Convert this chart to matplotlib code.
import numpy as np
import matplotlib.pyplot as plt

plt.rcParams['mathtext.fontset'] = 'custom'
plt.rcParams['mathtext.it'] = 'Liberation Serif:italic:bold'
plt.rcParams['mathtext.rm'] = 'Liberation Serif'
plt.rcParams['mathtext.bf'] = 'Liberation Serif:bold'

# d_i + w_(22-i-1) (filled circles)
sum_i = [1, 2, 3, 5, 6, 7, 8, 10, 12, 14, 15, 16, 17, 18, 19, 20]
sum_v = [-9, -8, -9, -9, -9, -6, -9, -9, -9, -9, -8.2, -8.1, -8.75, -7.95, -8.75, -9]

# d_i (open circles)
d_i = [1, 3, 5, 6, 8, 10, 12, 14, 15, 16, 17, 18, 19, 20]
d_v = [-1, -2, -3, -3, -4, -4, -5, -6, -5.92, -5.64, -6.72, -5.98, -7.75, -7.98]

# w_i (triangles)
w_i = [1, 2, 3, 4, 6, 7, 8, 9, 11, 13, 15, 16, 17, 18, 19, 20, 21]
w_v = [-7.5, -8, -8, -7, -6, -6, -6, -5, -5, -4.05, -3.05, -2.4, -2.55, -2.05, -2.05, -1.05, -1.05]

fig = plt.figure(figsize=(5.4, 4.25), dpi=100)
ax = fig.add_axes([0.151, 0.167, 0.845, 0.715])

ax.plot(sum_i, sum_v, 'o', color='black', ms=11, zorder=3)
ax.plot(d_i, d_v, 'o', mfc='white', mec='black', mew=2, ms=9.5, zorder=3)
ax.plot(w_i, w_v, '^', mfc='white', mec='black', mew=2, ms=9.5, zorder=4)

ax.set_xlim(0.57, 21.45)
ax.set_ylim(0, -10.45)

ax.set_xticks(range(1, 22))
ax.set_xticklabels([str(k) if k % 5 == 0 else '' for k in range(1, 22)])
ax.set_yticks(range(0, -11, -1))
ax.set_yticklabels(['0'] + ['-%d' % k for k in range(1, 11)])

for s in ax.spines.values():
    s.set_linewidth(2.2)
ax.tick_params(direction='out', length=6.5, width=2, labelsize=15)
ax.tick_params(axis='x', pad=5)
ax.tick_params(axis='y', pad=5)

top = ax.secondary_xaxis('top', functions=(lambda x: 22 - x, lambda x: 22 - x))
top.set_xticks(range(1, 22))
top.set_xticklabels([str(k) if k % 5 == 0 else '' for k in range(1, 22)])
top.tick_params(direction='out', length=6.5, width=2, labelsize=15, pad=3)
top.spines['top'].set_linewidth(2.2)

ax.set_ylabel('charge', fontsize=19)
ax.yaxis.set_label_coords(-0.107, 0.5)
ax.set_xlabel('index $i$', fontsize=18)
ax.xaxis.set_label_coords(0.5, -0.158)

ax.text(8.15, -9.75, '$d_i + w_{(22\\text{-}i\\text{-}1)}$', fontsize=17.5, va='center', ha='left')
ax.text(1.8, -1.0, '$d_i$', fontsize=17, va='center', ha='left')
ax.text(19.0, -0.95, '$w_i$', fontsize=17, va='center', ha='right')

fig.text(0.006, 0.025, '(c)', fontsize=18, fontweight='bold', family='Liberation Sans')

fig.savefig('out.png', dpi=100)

+++

## Exercise task
Return exactly, please, the lines of the material from the first one down to and including the line where "plt.rcParams['mathtext.bf'] = 'Liberation" appears.

## Solution for this task
Convert this chart to matplotlib code.
import numpy as np
import matplotlib.pyplot as plt

plt.rcParams['mathtext.fontset'] = 'custom'
plt.rcParams['mathtext.it'] = 'Liberation Serif:italic:bold'
plt.rcParams['mathtext.rm'] = 'Liberation Serif'
plt.rcParams['mathtext.bf'] = 'Liberation Serif:bold'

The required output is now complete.